Go through the data below and copy it exactly, skipping every picture.

= Available data =
★ ★ ★ ★

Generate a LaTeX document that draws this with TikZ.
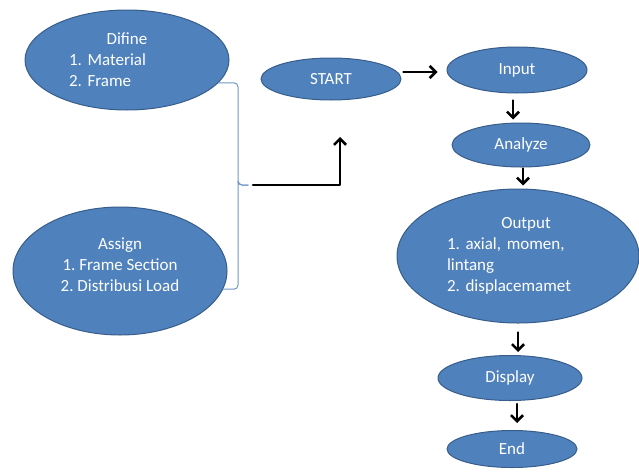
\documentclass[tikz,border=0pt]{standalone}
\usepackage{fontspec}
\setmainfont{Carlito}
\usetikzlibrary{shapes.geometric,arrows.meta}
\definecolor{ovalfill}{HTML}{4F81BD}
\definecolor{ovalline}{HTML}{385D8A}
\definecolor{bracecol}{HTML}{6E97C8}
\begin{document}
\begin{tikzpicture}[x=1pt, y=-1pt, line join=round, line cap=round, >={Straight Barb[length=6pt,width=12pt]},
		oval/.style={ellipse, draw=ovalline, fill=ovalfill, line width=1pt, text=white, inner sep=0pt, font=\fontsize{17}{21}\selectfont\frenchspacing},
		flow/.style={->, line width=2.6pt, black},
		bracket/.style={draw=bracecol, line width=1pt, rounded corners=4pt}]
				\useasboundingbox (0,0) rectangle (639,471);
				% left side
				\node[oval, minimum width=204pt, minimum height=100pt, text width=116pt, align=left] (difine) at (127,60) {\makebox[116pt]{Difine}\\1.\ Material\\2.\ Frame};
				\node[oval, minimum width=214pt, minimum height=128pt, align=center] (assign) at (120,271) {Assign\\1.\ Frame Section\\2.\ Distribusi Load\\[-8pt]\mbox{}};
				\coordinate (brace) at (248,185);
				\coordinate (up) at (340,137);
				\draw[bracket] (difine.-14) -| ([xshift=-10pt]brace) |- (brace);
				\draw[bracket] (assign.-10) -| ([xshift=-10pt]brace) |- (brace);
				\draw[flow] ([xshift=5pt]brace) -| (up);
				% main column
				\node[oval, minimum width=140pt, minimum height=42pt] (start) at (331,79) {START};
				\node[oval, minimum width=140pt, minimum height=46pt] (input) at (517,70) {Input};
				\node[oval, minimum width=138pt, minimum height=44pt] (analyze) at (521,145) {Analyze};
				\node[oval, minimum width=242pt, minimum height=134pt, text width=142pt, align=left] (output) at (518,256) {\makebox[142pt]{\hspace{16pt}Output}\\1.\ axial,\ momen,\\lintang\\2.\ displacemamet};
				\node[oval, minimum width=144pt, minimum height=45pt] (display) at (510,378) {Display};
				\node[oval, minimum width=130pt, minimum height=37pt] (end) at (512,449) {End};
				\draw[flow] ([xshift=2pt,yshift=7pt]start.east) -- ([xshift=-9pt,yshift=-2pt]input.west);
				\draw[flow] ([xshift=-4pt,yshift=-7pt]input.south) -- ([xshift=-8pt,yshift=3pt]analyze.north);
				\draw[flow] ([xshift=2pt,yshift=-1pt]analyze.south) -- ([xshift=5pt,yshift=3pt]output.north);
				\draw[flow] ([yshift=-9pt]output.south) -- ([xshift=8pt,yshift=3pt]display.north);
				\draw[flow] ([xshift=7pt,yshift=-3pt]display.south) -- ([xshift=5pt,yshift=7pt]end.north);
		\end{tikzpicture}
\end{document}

★ ★ ★ ★

= Reply to the task =
Generate a LaTeX document that draws this with TikZ.
\documentclass[tikz,border=0pt]{standalone}
\usepackage{fontspec}
\setmainfont{Carlito}
\usetikzlibrary{shapes.geometric,arrows.meta}
\definecolor{ovalfill}{HTML}{4F81BD}
\definecolor{ovalline}{HTML}{385D8A}
\definecolor{bracecol}{HTML}{6E97C8}
\begin{document}
\begin{tikzpicture}[x=1pt, y=-1pt, line join=round, line cap=round, >={Straight Barb[length=6pt,width=12pt]},
		oval/.style={ellipse, draw=ovalline, fill=ovalfill, line width=1pt, text=white, inner sep=0pt, font=\fontsize{17}{21}\selectfont\frenchspacing},
		flow/.style={->, line width=2.6pt, black},
		bracket/.style={draw=bracecol, line width=1pt, rounded corners=4pt}]
				\useasboundingbox (0,0) rectangle (639,471);
				% left side
				\node[oval, minimum width=204pt, minimum height=100pt, text width=116pt, align=left] (difine) at (127,60) {\makebox[116pt]{Difine}\\1.\ Material\\2.\ Frame};
				\node[oval, minimum width=214pt, minimum height=128pt, align=center] (assign) at (120,271) {Assign\\1.\ Frame Section\\2.\ Distribusi Load\\[-8pt]\mbox{}};
				\coordinate (brace) at (248,185);
				\coordinate (up) at (340,137);
				\draw[bracket] (difine.-14) -| ([xshift=-10pt]brace) |- (brace);
				\draw[bracket] (assign.-10) -| ([xshift=-10pt]brace) |- (brace);
				\draw[flow] ([xshift=5pt]brace) -| (up);
				% main column
				\node[oval, minimum width=140pt, minimum height=42pt] (start) at (331,79) {START};
				\node[oval, minimum width=140pt, minimum height=46pt] (input) at (517,70) {Input};
				\node[oval, minimum width=138pt, minimum height=44pt] (analyze) at (521,145) {Analyze};
				\node[oval, minimum width=242pt, minimum height=134pt, text width=142pt, align=left] (output) at (518,256) {\makebox[142pt]{\hspace{16pt}Output}\\1.\ axial,\ momen,\\lintang\\2.\ displacemamet};
				\node[oval, minimum width=144pt, minimum height=45pt] (display) at (510,378) {Display};
				\node[oval, minimum width=130pt, minimum height=37pt] (end) at (512,449) {End};
				\draw[flow] ([xshift=2pt,yshift=7pt]start.east) -- ([xshift=-9pt,yshift=-2pt]input.west);
				\draw[flow] ([xshift=-4pt,yshift=-7pt]input.south) -- ([xshift=-8pt,yshift=3pt]analyze.north);
				\draw[flow] ([xshift=2pt,yshift=-1pt]analyze.south) -- ([xshift=5pt,yshift=3pt]output.north);
				\draw[flow] ([yshift=-9pt]output.south) -- ([xshift=8pt,yshift=3pt]display.north);
				\draw[flow] ([xshift=7pt,yshift=-3pt]display.south) -- ([xshift=5pt,yshift=7pt]end.north);
		\end{tikzpicture}
\end{document}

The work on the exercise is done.